The Modern Slavery Act requires companies with revenue of more than $100 million to publicly disclose their supply chain exposure to risks of worker exploitation including the use of child labour.
The report found that in the first year of reporting many companies were not going further than looking at their tier-one suppliers, despite most modern slavery risks likely lying beyond that level.
Companies also did not appear to take the same lens to their own operations.
Overall, not one company reported an actual modern slavery incident even if they referred to potential red flags such as passport retention, underpayments, forced overtime or recruitment fees charged to workers.
“Modern slavery involves serious criminal conduct and, as with other crimes, boards are likely to be reluctant to publicly disclose any occurrences in companies’ operations and supply chains,” the report said.
The report found companies often focused on “paper over practice” and the quality of their statements was “frequently undermined by insufficient detail around the implementation of key actions, such as policies, risk assessments or training”.
“Many ASX 200 companies appear poorly prepared to respond to modern slavery incidents that may be identified in their operations or supply chains and are taking few steps to ensure that grievance mechanisms for vulnerable workers are trusted and accessible,” the report said.
It was not all the bad news, however.
Anonymous interviews with five ASX200 companies revealed the sectors most used to high levels of scrutiny and oversight, such as finance or food and beverages, also did the best reporting.
Those interviewees said for the regulation to work companies needed to go “beyond compliance” and deliver concrete change, warning that some businesses were focused on process and presentation over outcomes.
Almost all interviewees said they struggled to go beyond tier-one suppliers, either with domestic suppliers who did not understand modern slavery can occur in Australia or overseas suppliers reluctant to acknowledge it as an issue or unwilling to provide information.

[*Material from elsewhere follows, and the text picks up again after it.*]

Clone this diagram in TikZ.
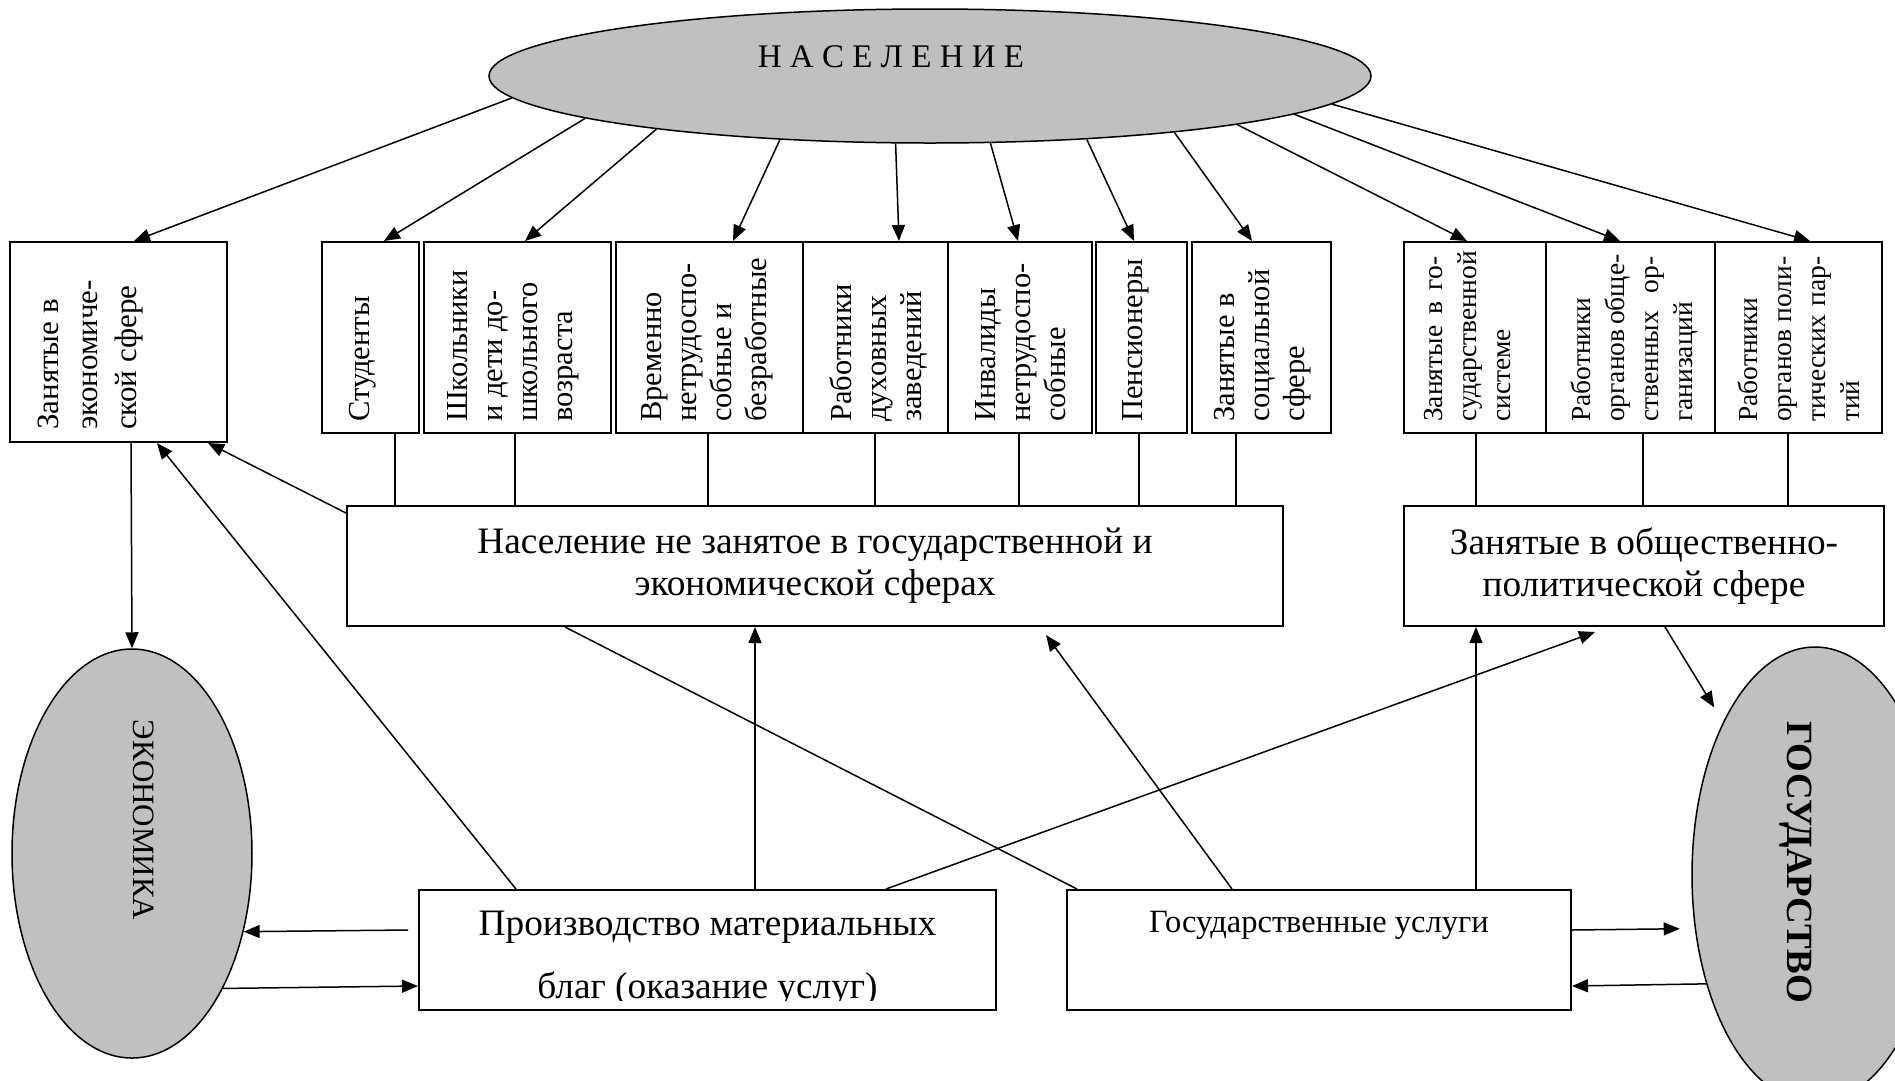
\documentclass[tikz,border=0pt]{standalone}
\usepackage{fontspec}
\setmainfont{Liberation Serif}
\usetikzlibrary{arrows.meta,shapes.geometric}
\definecolor{ovalgray}{RGB}{192,192,192}
\begin{document}
\begin{tikzpicture}[x=1pt,y=-1pt,
  bx/.style={draw,line width=2pt,rectangle,inner sep=0pt},
  oval/.style={draw,line width=1.5pt,ellipse,fill=ovalgray,inner sep=0pt},
  con/.style={line width=1.5pt},
  arr/.style={line width=1.5pt,-{Triangle[length=16pt,width=13pt]}},
  vt/.style={rotate=90,anchor=north west,align=left,inner sep=0pt,font=\fontsize{30.5}{35}\selectfont},
  vtr/.style={vt,font=\fontsize{27.5}{34}\selectfont},
  vte/.style={vt,font=\fontsize{31}{39}\selectfont},
  bigt/.style={font=\fontsize{37.3}{42}\selectfont},
]
\useasboundingbox (0,0) rectangle (1895,1080);
\clip (0,0) rectangle (1895,1080);

% top row boxes
\node[bx,minimum width=217pt,minimum height=200pt] (econ) at (118.5,342) {};
\node[bx,minimum width=97pt,minimum height=191pt] (stud) at (370.5,337.5) {};
\node[bx,minimum width=187pt,minimum height=191pt] (shk) at (517.5,337.5) {};
\node[bx,minimum width=187pt,minimum height=191pt] (vrem) at (709.5,337.5) {};
\node[bx,minimum width=145pt,minimum height=191pt] (rab) at (875.5,337.5) {};
\node[bx,minimum width=144pt,minimum height=191pt] (inv) at (1020,337.5) {};
\node[bx,minimum width=91pt,minimum height=191pt] (pens) at (1141.5,337.5) {};
\node[bx,minimum width=139pt,minimum height=191pt] (soc) at (1261.5,337.5) {};
\node[bx,minimum width=142pt,minimum height=191pt] (gos) at (1475,337.5) {};
\node[bx,minimum width=169pt,minimum height=191pt] (obsh) at (1630.5,337.5) {};
\node[bx,minimum width=167pt,minimum height=191pt] (pol) at (1798.5,337.5) {};

% vertical texts
\node[vte] (econt) at (38,430) {Занятые в\\экономиче-\\ской сфере};
\node[vt] (studt) at (349,422) {Студенты};
\node[vt] (shkt) at (447,422) {Школьники\\и дети до-\\школьного\\возраста};
\node[vt] (vremt) at (641,422) {Временно\\нетрудоспо-\\собные и\\безработные};
\node[vt] (rabt) at (829,422) {Работники\\духовных\\заведений};
\node[vt] (invt) at (975,422) {Инвалиды\\нетрудоспо-\\собные};
\node[vt] (penst) at (1122,422) {Пенсионеры};
\node[vt] (soct) at (1214,422) {Занятые в\\социальной\\сфере};
\node[vtr] (gost) at (1424,422) {\makebox[165pt][s]{Занятые в го-}\\сударственной\\системе};
\node[vtr] (obsht) at (1571,422) {Работники\\\makebox[165pt][s]{органов обще-}\\\makebox[165pt][s]{ственных ор-}\\ганизаций};
\node[vtr] (polt) at (1738,422) {Работники\\\makebox[165pt][s]{органов поли-}\\\makebox[165pt][s]{тических пар-}\\тий};

% middle boxes
\node[bx,bigt,align=center,minimum width=936pt,minimum height=120pt] (mid) at (815,566) {Население не занятое в государственной и\\экономической сферах};
\node[bx,bigt,align=center,minimum width=480pt,minimum height=120pt] (mpol) at (1644,566) {Занятые в общественно-\\политической сфере};

% bottom boxes
\node[bx,minimum width=577pt,minimum height=120pt] (prod) at (707.5,950) {};
\node[bigt,anchor=base,inner sep=0pt] (prodt1) at (707.5,935) {Производство материальных};
\begin{scope}
\clip (419,890) rectangle (996,1000);
\node[bigt,anchor=base,inner sep=0pt] (prodt2) at (707.5,998) {благ (оказание услуг)};
\end{scope}
\node[bx,minimum width=504pt,minimum height=120pt] (gusl) at (1319,950) {};
\node[font=\fontsize{32.5}{38}\selectfont,anchor=base,inner sep=0pt] (guslt) at (1319,932) {Государственные услуги};

% ovals
\node[oval,minimum width=882pt,minimum height=134pt] (pop) at (930,76) {};
\node[font=\fontsize{33}{40}\selectfont] (popt) at (891,57) {Н А С Е Л Е Н И Е};
\node[oval,minimum width=240pt,minimum height=409pt] (econE) at (132,853.5) {};
\node[rotate=-90,font=\fontsize{31}{37}\selectfont] (econEt) at (144,820) {ЭКОНОМИКА};
\node[oval,minimum width=246pt,minimum height=456pt] (stateE) at (1815,875) {};
\node[rotate=-90,font=\bfseries\fontsize{37}{44}\selectfont,text depth=0pt] (stateEt) at (1800,862) {ГОСУДАРСТВО};

% arrows from population
\draw[arr] (pop.183.0) -- ([xshift=15.5pt]econ.north);
\draw[arr] (pop.187.24) -- ([xshift=13.5pt]stud.north);
\draw[arr] (pop.191.87) -- ([xshift=7.5pt]shk.north);
\draw[arr] (pop.203.0) -- ([xshift=23.5pt]vrem.north);
\draw[arr] (pop.243.7) -- ([xshift=23.5pt]rab.north);
\draw[arr] (pop.312.8) -- ([xshift=-2pt]inv.north);
\draw[arr] (pop.338.5) -- ([xshift=-7.5pt]pens.north);
\draw[arr] (pop.347.0) -- ([xshift=-9.5pt]soc.north);
\draw[arr] (pop.351.45) -- ([xshift=-8pt]gos.north);
\draw[arr] (pop.354.3) -- ([xshift=-10.5pt]obsh.north);
\draw[arr] (pop.356.9) -- ([xshift=11.5pt]pol.north);

% row boxes to middle boxes
\draw[con] ([xshift=24.5pt]stud.south) -- +(0,73);
\draw[con] ([xshift=-2.5pt]shk.south) -- +(0,73);
\draw[con] ([xshift=-1.5pt]vrem.south) -- +(0,73);
\draw[con] ([xshift=-0.5pt]rab.south) -- +(0,73);
\draw[con] ([xshift=-1pt]inv.south) -- +(0,73);
\draw[con] ([xshift=-2.5pt]pens.south) -- +(0,73);
\draw[con] ([xshift=-25.5pt]soc.south) -- +(0,73);
\draw[con] ([xshift=1pt]gos.south) -- +(0,73);
\draw[con] ([xshift=12.5pt]obsh.south) -- +(0,73);
\draw[con] ([xshift=-10.5pt]pol.south) -- +(0,73);

% other connectors
\draw[arr] ([yshift=-8pt]mid.north west) -- ([xshift=89.5pt]econ.south);
\draw[arr] ([xshift=-191.5pt]prod.north) -- ([xshift=38.5pt]econ.south);
\draw[arr] ([xshift=12.5pt]econ.south) -- (econE.north);
\draw[arr] ([xshift=-10pt,yshift=20pt]prod.west) -- (econE.325.25);
\draw[arr] (econE.304.47) -- ([yshift=-36pt]prod.west);
\draw[arr] ([xshift=47.5pt]prod.north) -- ([xshift=-60pt]mid.south);
\draw[arr] ([xshift=178.5pt]prod.north) -- ([xshift=-49pt,yshift=-5pt]mpol.south);
\draw[arr] ([xshift=-87pt]gusl.north) -- ([xshift=231pt,yshift=-8pt]mid.south);
\draw[arr] ([xshift=157pt]gusl.north) -- ([xshift=-168pt]mpol.south);
\draw[con] ([xshift=-250pt]mid.south) -- ([xshift=11pt]gusl.north west);
\draw[arr,shorten >=17pt] ([xshift=21pt]mpol.south) -- (stateE.121.6);
\draw[arr,shorten >=15pt] ([yshift=20pt]gusl.east) -- (stateE.204.7);
\draw[arr] (stateE.225.9) -- ([yshift=-36pt]gusl.east);
\end{tikzpicture}
\end{document}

Interviewees also suggested the lack of previous examples of slavery reporting may have been challenging for some and “contributed to a ‘race to the middle’ as companies take a conservative approach to first-year reporting”, the report said.
The report advised that investors can help change the dynamic by encouraging companies to ensure vulnerable workers have access to grievance mechanisms and for reports to go beyond tier-one suppliers.